[start RECORDS SHOWN]
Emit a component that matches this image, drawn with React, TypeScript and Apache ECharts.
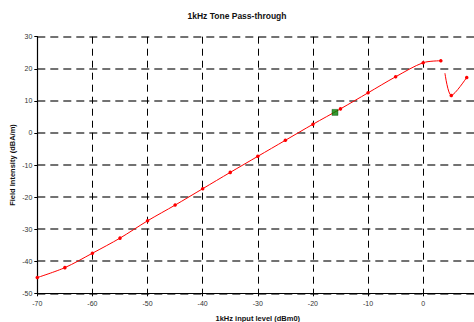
import React, { useEffect, useRef } from "react";
import * as echarts from "echarts";

const inputLevels = [-70, -65, -60, -55, -50, -45, -40, -35, -30, -25, -20, -15, -10, -5, 0, 3.2];
const fieldIntensity = [-45.1, -42.0, -37.5, -32.8, -27.4, -22.5, -17.4, -12.3, -7.3, -2.3, 2.7, 7.5, 12.5, 17.5, 21.9, 22.5];
const tailLevels = [3.95, 5.1, 7.9];
const tailIntensity = [18.6, 11.7, 17.3];
const markerLevel = [-16];
const markerIntensity = [6.4];

const FONT = "Liberation Sans, Arial, sans-serif";

export default function App() {
  const ref = useRef<HTMLDivElement>(null);
  useEffect(() => {
    if (!ref.current) return;
    const chart = echarts.init(ref.current, null, { renderer: "svg" });
    chart.setOption({
      animation: false,
      backgroundColor: "#ffffff",
      title: {
        text: "1kHz Tone Pass-through",
        left: "center",
        top: 6,
        textStyle: { fontFamily: FONT, fontSize: 8.5, fontWeight: "bold", color: "#111" },
      },
      grid: {
        left: 37.3,
        right: -4.3,
        top: 36.7,
        bottom: 28.7,
        containLabel: false,
        outerBoundsMode: "none",
      },
      xAxis: {
        type: "value",
        min: -70,
        max: 10,
        interval: 10,
        name: "1kHz input level (dBm0)",
        nameLocation: "middle",
        nameGap: 21,
        nameTextStyle: { fontFamily: FONT, fontSize: 7.5, fontWeight: "bold", color: "#111" },
        axisLine: { show: true, onZero: false, lineStyle: { color: "#000", width: 1.2 } },
        axisTick: { show: true, length: 3, lineStyle: { color: "#000" } },
        axisLabel: { fontFamily: FONT, fontSize: 7, color: "#333", margin: 7, showMaxLabel: false },
        splitLine: { show: true, lineStyle: { color: "#000", width: 1, type: [7, 5] } },
      },
      yAxis: {
        type: "value",
        min: -50,
        max: 30,
        interval: 10,
        name: "Field Intensity (dBA/m)",
        nameLocation: "middle",
        nameGap: 21,
        nameMoveOverlap: false,
        nameTextStyle: { fontFamily: FONT, fontSize: 7.5, fontWeight: "bold", color: "#111" },
        axisLine: { show: true, onZero: false, lineStyle: { color: "#000", width: 1.2 } },
        axisTick: { show: true, length: 3, lineStyle: { color: "#000" } },
        axisLabel: { fontFamily: FONT, fontSize: 7, color: "#333", margin: 5 },
        splitLine: { show: true, lineStyle: { color: "#444", width: 1.5, type: [8, 5] } },
      },
      series: [
        {
          type: "line",
          data: inputLevels.map((x, i) => [x, fieldIntensity[i]]),
          smooth: 0.3,
          symbol: "circle",
          symbolSize: 3.5,
          itemStyle: { color: "#ff0000" },
          lineStyle: { color: "#ff0000", width: 1 },
        },
        {
          type: "line",
          data: tailLevels.map((x, i) => ({
            value: [x, tailIntensity[i]],
            symbol: i === 0 ? "none" : "circle",
          })),
          smooth: 0.3,
          symbolSize: 3.5,
          itemStyle: { color: "#ff0000" },
          lineStyle: { color: "#ff0000", width: 1 },
        },
        {
          type: "scatter",
          data: markerLevel.map((x, i) => [x, markerIntensity[i]]),
          symbol: "rect",
          symbolSize: 6,
          itemStyle: { color: "#008000", borderColor: "#004000", borderWidth: 0.5 },
          z: 5,
        },
      ],
    });
    return () => chart.dispose();
  }, []);
  return <div ref={ref} style={{ width: 474, height: 322, position: "absolute", left: 0, top: 0 }} />;
}
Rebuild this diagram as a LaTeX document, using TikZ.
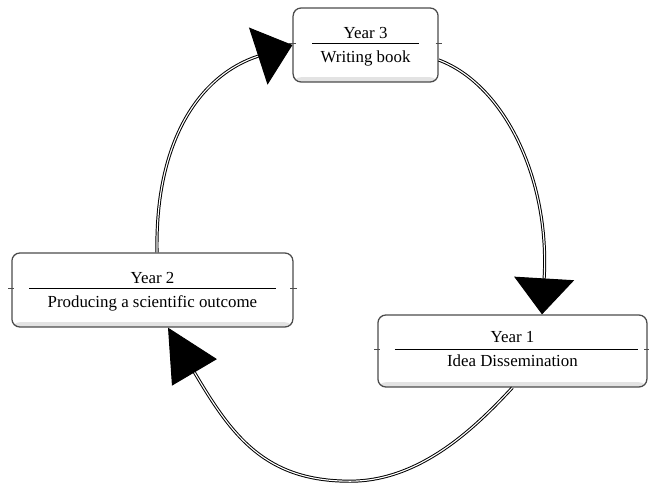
\documentclass[tikz,border=0pt]{standalone}
\usepackage{fontspec}
\setmainfont{Liberation Serif}
\usetikzlibrary{arrows.meta,calc,positioning}

\begin{document}
\begin{tikzpicture}[font=\fontsize{12}{14}\selectfont,
  yearbox/.style={draw=gray!60!black, line width=0.9pt, rounded corners=0.2cm, fill=white,
    minimum height=1.85cm, inner sep=0pt,
    path picture={\fill[gray!22] (path picture bounding box.south west) rectangle
      ([yshift=0.12cm]path picture bounding box.south east);}},
  yeartext/.style={inner sep=0pt, anchor=base},
  flow/.style={draw=black, line width=0.7pt, double=white, double distance=0.8pt}]
  \useasboundingbox (0,0) rectangle (16.225,12.1);

  \node[yearbox, minimum width=3.625cm] (y3) at (9.14,10.975) {};
  \node[yearbox, minimum width=7.025cm] (y2) at (3.81,4.85) {};
  \node[yearbox, minimum width=6.725cm, minimum height=1.8cm] (y1) at (12.81,3.325) {};

  \node[yeartext] (y3a) at ($(y3)+(0,0.17)$) {Year 3};
  \node[yeartext] (y3b) at ($(y3)+(0,-0.43)$) {Writing book};
  \node[yeartext] (y2a) at ($(y2)+(0,0.17)$) {Year 2};
  \node[yeartext] (y2b) at ($(y2)+(0,-0.43)$) {Producing a scientific outcome};
  \node[yeartext] (y1a) at ($(y1)+(0,0.2)$) {Year 1};
  \node[yeartext] (y1b) at ($(y1)+(0,-0.4)$) {Idea Dissemination};

  \draw[line width=0.6pt] ($(y3)+(-1.34,0.05)$) -- ($(y3)+(1.34,0.05)$);
  \draw[line width=0.6pt] ($(y2)+(-3.08,0.05)$) -- ($(y2)+(3.08,0.05)$);
  \draw[line width=0.6pt] ($(y1)+(-2.94,0.05)$) -- ($(y1)+(3.14,0.05)$);
  \foreach \b in {y1,y2,y3} {
    \draw[gray!60!black, line width=0.6pt] ($(\b.west)+(-0.08,0.05)$) -- ++(0.16,0);
    \draw[gray!60!black, line width=0.6pt] ($(\b.east)+(-0.08,0.05)$) -- ++(0.16,0);
  }

  \draw[flow, -{Triangle[length=0.9cm, width=1.5cm]}] ($(y3.east)+(0,-0.375)$)
    .. controls (12.625,9.975) and (13.75,7.6) .. ($(y1.north)+(0.74,0)$);
  \draw[flow, -{Triangle[length=1.3cm, width=1.3cm]}] (y1.south)
    .. controls (11.875,1.4) and (10.5,0.07) .. (8.75,0.07)
    .. controls (6.625,0.07) and (5.8,1.2) .. ($(y2.south)+(0.39,0)$);
  \draw[flow, -{Triangle[length=0.9cm, width=1.5cm]}] ($(y2.north)+(0.115,0)$)
    .. controls (3.875,8.6) and (5.0,10.225) .. (y3.west);
\end{tikzpicture}
\end{document}
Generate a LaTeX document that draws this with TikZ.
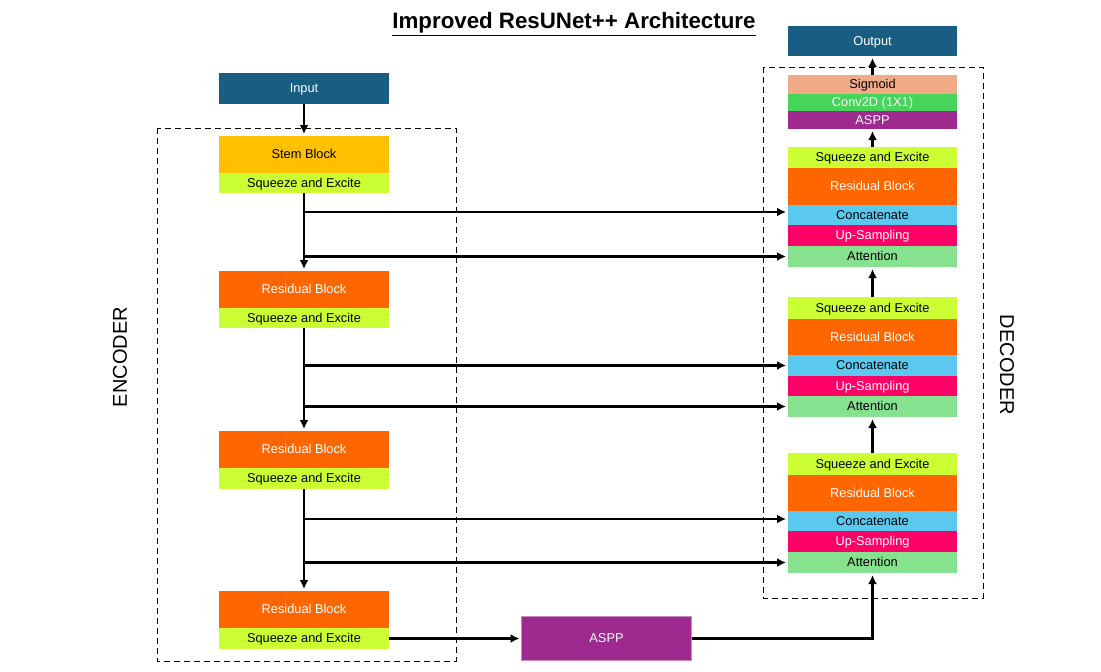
\documentclass[tikz,border=0pt]{standalone}
\usepackage{fontspec}
\setmainfont{Liberation Sans}
\usetikzlibrary{arrows.meta}
\definecolor{dblue}{HTML}{175E82}
\definecolor{stemc}{HTML}{FFC000}
\definecolor{sec}{HTML}{CCFF33}
\definecolor{resc}{HTML}{FF6600}
\definecolor{catc}{HTML}{5BC8F0}
\definecolor{upc}{HTML}{FF0066}
\definecolor{attc}{HTML}{86E28E}
\definecolor{asppc}{HTML}{9E2A8F}
\definecolor{asppb}{HTML}{C98AC0}
\definecolor{sigc}{HTML}{F0AA85}
\definecolor{convc}{HTML}{47D45A}
\tikzset{
  blk/.style={rectangle, inner sep=0pt, outer sep=0pt, font=\fontsize{12.8}{14}\selectfont, text height=9.5pt, text depth=1.5pt},
  arr/.style={line width=2.4pt, -{Latex[length=9pt,width=9pt]}, shorten >=2pt},
  dbox/.style={draw, line width=0.9pt, dash pattern=on 6pt off 4pt},
  side/.style={font=\fontsize{20}{24}\selectfont}
}
% \blkbox{name}{x1}{y1}{x2}{y2}{fill}{textcolor}{text}
\newcommand\blkbox[8]{\node[blk, fill=#6, text=#7, minimum width={#4pt-#2pt}, minimum height={#5pt-#3pt}] (#1) at ({(#2+#4)/2},{(#3+#5)/2}) {#8};}
\begin{document}
\begin{tikzpicture}[x=1pt,y=-1pt]
\useasboundingbox (0,0) rectangle (1101,672);
% title
\node[font=\fontsize{22.3}{26}\selectfont\bfseries] (title) at (574,24) {\underline{Improved ResUNet++ Architecture}};
% dashed frames
\draw[dbox] (157,128) rectangle (456,661);
\draw[dbox] (763,67) rectangle (983,598);
\node[side, rotate=90] (enc) at (120,357) {ENCODER};
\node[side, rotate=-90] (dec) at (1007,365) {DECODER};
% encoder
\blkbox{inp}{219}{73}{389}{104}{dblue}{white}{Input}
\blkbox{stem}{219}{136}{389}{173}{stemc}{black}{Stem Block}
\blkbox{se0}{219}{173}{389}{193}{sec}{black}{Squeeze and Excite}
\blkbox{rb1}{219}{271}{389}{308}{resc}{white}{Residual Block}
\blkbox{se1}{219}{308}{389}{328}{sec}{black}{Squeeze and Excite}
\blkbox{rb2}{219}{431}{389}{468}{resc}{white}{Residual Block}
\blkbox{se2}{219}{468}{389}{489}{sec}{black}{Squeeze and Excite}
\blkbox{rb3}{219}{591}{389}{628}{resc}{white}{Residual Block}
\blkbox{se3}{219}{628}{389}{649}{sec}{black}{Squeeze and Excite}
% bridge
\node[blk, fill=asppc, draw=asppb, line width=0.8pt, text=white, minimum width=170pt, minimum height=44pt] (aspp) at (606.5,638.5) {ASPP};
% decoder head
\blkbox{out}{788}{26}{957}{56}{dblue}{white}{Output}
\blkbox{sig}{788}{75}{957}{94}{sigc}{black}{Sigmoid}
\blkbox{conv}{788}{94}{957}{111}{convc}{white}{Conv2D (1X1)}
\blkbox{asppd}{788}{111}{957}{129}{asppc}{white}{ASPP}
% decoder block 1 (top)
\blkbox{dse1}{788}{147}{957}{168}{sec}{black}{Squeeze and Excite}
\blkbox{drb1}{788}{168}{957}{205}{resc}{white}{Residual Block}
\blkbox{cat1}{788}{205}{957}{225}{catc}{black}{Concatenate}
\blkbox{up1}{788}{225}{957}{246}{upc}{white}{Up-Sampling}
\blkbox{att1}{788}{246}{957}{267}{attc}{black}{Attention}
% decoder block 2
\blkbox{dse2}{788}{297}{957}{319}{sec}{black}{Squeeze and Excite}
\blkbox{drb2}{788}{319}{957}{355}{resc}{white}{Residual Block}
\blkbox{cat2}{788}{355}{957}{376}{catc}{black}{Concatenate}
\blkbox{up2}{788}{376}{957}{396}{upc}{white}{Up-Sampling}
\blkbox{att2}{788}{396}{957}{417}{attc}{black}{Attention}
% decoder block 3
\blkbox{dse3}{788}{453}{957}{475}{sec}{black}{Squeeze and Excite}
\blkbox{drb3}{788}{475}{957}{511}{resc}{white}{Residual Block}
\blkbox{cat3}{788}{511}{957}{531}{catc}{black}{Concatenate}
\blkbox{up3}{788}{531}{957}{552}{upc}{white}{Up-Sampling}
\blkbox{att3}{788}{552}{957}{573}{attc}{black}{Attention}
\coordinate (c1in) at ([yshift=3pt]cat1.west);
\coordinate (c3in) at ([yshift=2pt]cat3.west);
% encoder connections
\draw[arr] (inp) -- (stem);
\draw[arr] (se0) -- (rb1);
\draw[arr] (se1) -- (rb2);
\draw[arr] (se2) -- (rb3);
% skip connections
\draw[arr] (se0.south |- c1in) -- (c1in);
\draw[arr] (se0.south |- att1.west) -- (att1.west);
\draw[arr] (se1.south |- cat2.west) -- (cat2.west);
\draw[arr] (se1.south |- att2.west) -- (att2.west);
\draw[arr] (se2.south |- c3in) -- (c3in);
\draw[arr] (se2.south |- att3.west) -- (att3.west);
% bridge
\draw[arr] (se3) -- (aspp);
\draw[arr] (aspp.east) -| (att3.south);
% decoder connections
\draw[arr] (dse3) -- (att2);
\draw[arr] (dse2) -- (att1);
\draw[arr] (dse1) -- (asppd);
\draw[arr] (sig) -- (out);
\end{tikzpicture}
\end{document}
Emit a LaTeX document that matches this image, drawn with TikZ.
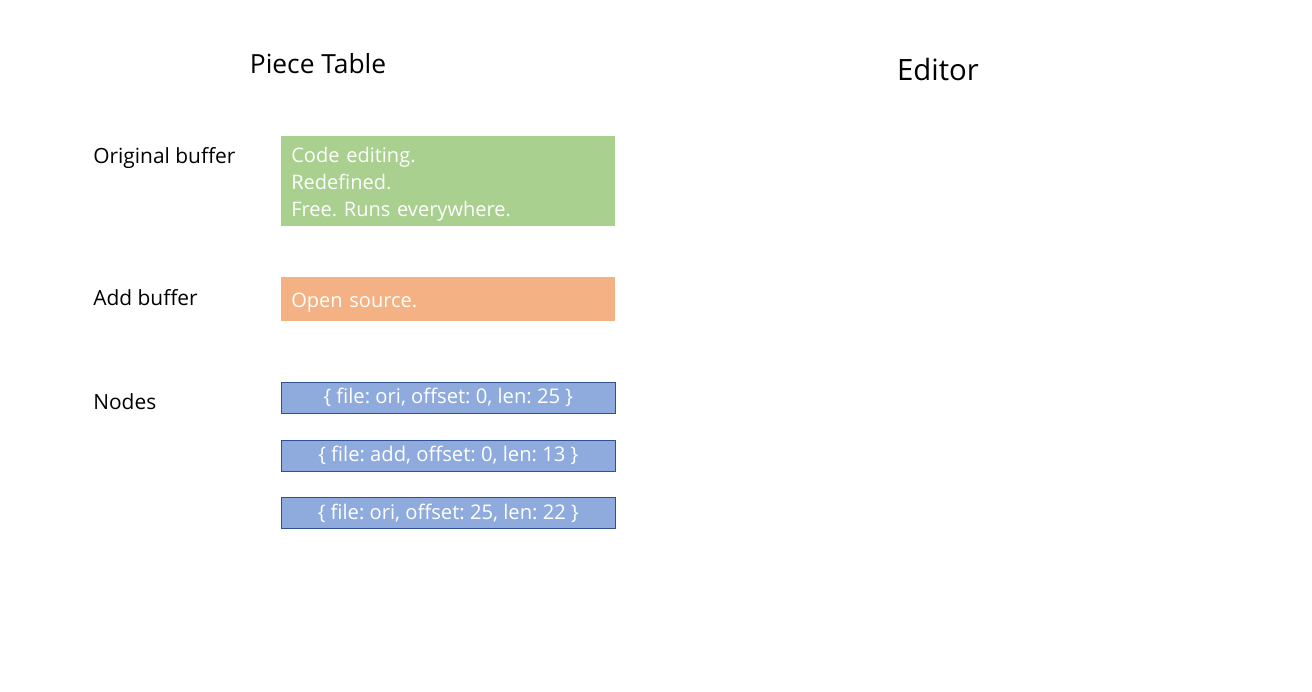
\documentclass[tikz,border=0pt]{standalone}
\usepackage{fontspec}
\setmainfont{Open Sans}
\usetikzlibrary{positioning}
\definecolor{ptgreen}{HTML}{A9D08E}
\definecolor{ptorange}{HTML}{F4B183}
\definecolor{ptblue}{HTML}{8FAADC}
\definecolor{ptdarkblue}{HTML}{2F528F}
\frenchspacing
\begin{document}
\begin{tikzpicture}[x=0.02cm, y=-0.02cm, node distance=0.52cm,
  title/.style={font=\fontsize{15}{18}\selectfont},
  rowlabel/.style={anchor=west, inner sep=0pt, font=\fontsize{11.9}{14}\selectfont},
  buffer/.style={rectangle, anchor=north west, minimum width=6.68cm, text width=6.28cm, inner xsep=0.2cm, inner ysep=0pt, align=left, text=white, text height=12pt, font=\fontsize{11.4}{15.3}\selectfont},
  piece/.style={rectangle, draw=ptdarkblue, fill=ptblue, minimum width=6.68cm, minimum height=0.62cm, inner sep=0pt, text=white, font=\fontsize{11.5}{14}\selectfont}]
  \useasboundingbox[fill=white] (0,0) rectangle (1312,691);
  \node[title] (T) at (318,64) {Piece Table};
  \node[title, font=\fontsize{16.7}{20}\selectfont] (E) at (938,69) {Editor};
  \node[rowlabel] (LO) at (93,158) {Original buffer};
  \node[rowlabel] (LA) at (93,298) {Add buffer};
  \node[rowlabel] (LN) at (93,402) {Nodes};
  \node[buffer, fill=ptgreen, minimum height=1.8cm] (O) at (281,136) {Code editing.\\Redefined.\\Free. Runs everywhere.};
  \node[buffer, fill=ptorange, minimum height=0.88cm] (A) at (281,277) {Open source.};
  \node[piece, anchor=north west] (N1) at (281,382) {\{ file: ori, offset: 0, len: 25 \}};
  \node[piece, below=of N1] (N2) {\{ file: add, offset: 0, len: 13 \}};
  \node[piece, below=of N2] (N3) {\{ file: ori, offset: 25, len: 22 \}};
\end{tikzpicture}
\end{document}
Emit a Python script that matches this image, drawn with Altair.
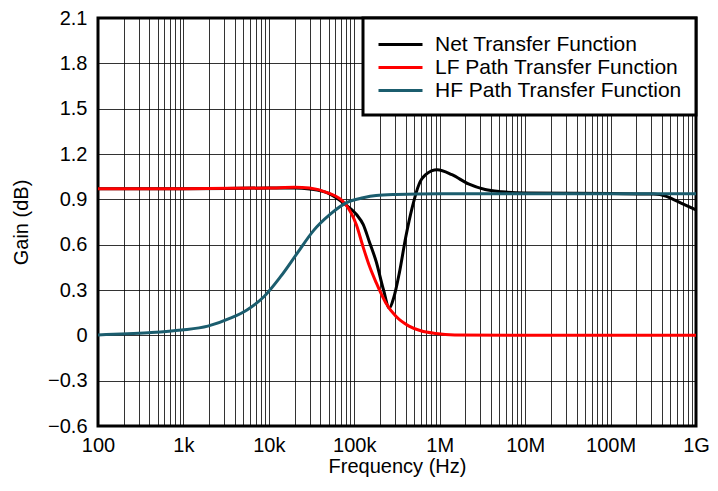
import altair as alt
import pandas as pd

series_names = ["Net Transfer Function", "LF Path Transfer Function", "HF Path Transfer Function"]
series_colors = ["#000000", "#ff0000", "#1b5d6e"]

net_freq = [1e2, 1e3, 1e4, 2e4, 3e4, 5e4, 7.7e4, 1.06e5, 1.27e5, 1.5e5, 1.8e5, 2.2e5, 2.57e5,
            2.9e5, 3.36e5, 4.0e5, 4.76e5, 5.73e5, 6.84e5, 9.35e5, 1.39e6, 2.17e6, 3.4e6, 5.3e6, 1e7,
            1e8, 3.16e8, 4.5e8, 5.4e8, 7e8, 1e9]
net_gain = [0.97, 0.97, 0.975, 0.975, 0.968, 0.94, 0.87, 0.80, 0.734, 0.62, 0.49, 0.30, 0.18,
            0.25, 0.41, 0.649, 0.845, 1.0, 1.063, 1.095, 1.063, 1.002, 0.965, 0.95, 0.942,
            0.938, 0.935, 0.92, 0.90, 0.87, 0.83]

lf_freq = [1e2, 1e3, 1e4, 2e4, 3e4, 4.8e4, 7.7e4, 1.06e5, 1.27e5, 1.5e5, 1.8e5, 2.35e5, 3.07e5, 4.37e5,
           6.0e5, 9.0e5, 1.5e6, 1e7, 1e9]
lf_gain = [0.97, 0.97, 0.975, 0.98, 0.975, 0.945, 0.875, 0.73, 0.584, 0.46, 0.35, 0.213, 0.126, 0.061,
           0.03, 0.012, 0.003, 0.0, 0.0]

hf_freq = [1e2, 3.9e2, 9.5e2, 1.93e3, 3.6e3, 5.6e3, 8.8e3, 1.37e4, 2.13e4, 3.33e4, 5.2e4, 8.1e4, 1.27e5,
           1.8e5, 3.07e5, 1e6, 1e9]
hf_gain = [0.003, 0.017, 0.035, 0.061, 0.115, 0.17, 0.257, 0.388, 0.54, 0.693, 0.80, 0.878, 0.91,
           0.925, 0.932, 0.937, 0.937]

x_decades = [1e2, 1e3, 1e4, 1e5, 1e6, 1e7, 1e8, 1e9]
x_labels = ["100", "1k", "10k", "100k", "1M", "10M", "100M", "1G"]
y_ticks = [-0.6, -0.3, 0.0, 0.3, 0.6, 0.9, 1.2, 1.5, 1.8, 2.1]

rows = []
for name, fr, gn in [(series_names[0], net_freq, net_gain),
                     (series_names[1], lf_freq, lf_gain),
                     (series_names[2], hf_freq, hf_gain)]:
    for i, (f, g) in enumerate(zip(fr, gn)):
        rows.append({"series": name, "freq": f, "gain": g, "order": i})
df = pd.DataFrame(rows)

# grid values: 1..9 x each decade
grid_vals = []
for d in x_decades[:-1]:
    for k in range(1, 10):
        grid_vals.append(d * k)
grid_vals.append(x_decades[-1])

label_expr = ""
for v, l in zip(x_decades, x_labels):
    label_expr += f"abs(datum.value - {v}) < {v}*1e-6 ? '{l}' : "
label_expr += "''"

font = "Liberation Sans"

chart = alt.Chart(df).mark_line(strokeWidth=3, interpolate="monotone").encode(
    x=alt.X("freq:Q",
            scale=alt.Scale(type="log", domain=[1e2, 1e9], nice=False),
            axis=alt.Axis(values=grid_vals, labelExpr=label_expr, labelOverlap=False, labelFlush=False,
                          ticks=False, domain=False, labelPadding=9,
                          title="Frequency (Hz)", titleBaseline="alphabetic", titleY=46, titlePadding=0)),
    y=alt.Y("gain:Q",
            scale=alt.Scale(domain=[-0.6, 2.1], nice=False, zero=False),
            axis=alt.Axis(values=y_ticks,
                          labelExpr="datum.value == 0 ? '0' : format(datum.value, '.1f')",
                          ticks=False, domain=False, labelPadding=11,
                          title="Gain (dB)", titleX=-77, titleY=204, titleAngle=-90,
                          titleBaseline="middle")),
    color=alt.Color("series:N",
                    scale=alt.Scale(domain=series_names, range=series_colors),
                    sort=series_names,
                    legend=alt.Legend(title=None, orient="top-right", offset=0)),
    order="order:Q",
).properties(
    width=598, height=408,
    padding={"left": 90, "top": 10, "right": 14, "bottom": 52},
    autosize=alt.AutoSizeParams(type="none"),
).configure_view(
    stroke="black", strokeWidth=3
).configure_axis(
    gridColor="#000000", gridOpacity=0.8, gridWidth=1,
    labelFont=font, labelFontSize=20, labelColor="black",
    titleFont=font, titleFontSize=20, titleFontWeight="normal", titleColor="black",
).configure_legend(
    labelFont=font, labelFontSize=21, labelColor="black", labelLimit=500,
    symbolType="M-1,0H3", symbolStrokeWidth=3, symbolSize=484,
    labelOffset=33, rowPadding=0, padding=14,
    fillColor="white", strokeColor="black", strokeWidth=3,
)

chart.save("out.html", embed_options={"renderer": "svg", "actions": False})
[end RECORDS SHOWN]
WHAT TO PRODUCE: Pull out all lines containing "image".

TASK SOLUTION:
Emit a component that matches this image, drawn with React, TypeScript and Apache ECharts.
Emit a LaTeX document that matches this image, drawn with TikZ.
Emit a Python script that matches this image, drawn with Altair.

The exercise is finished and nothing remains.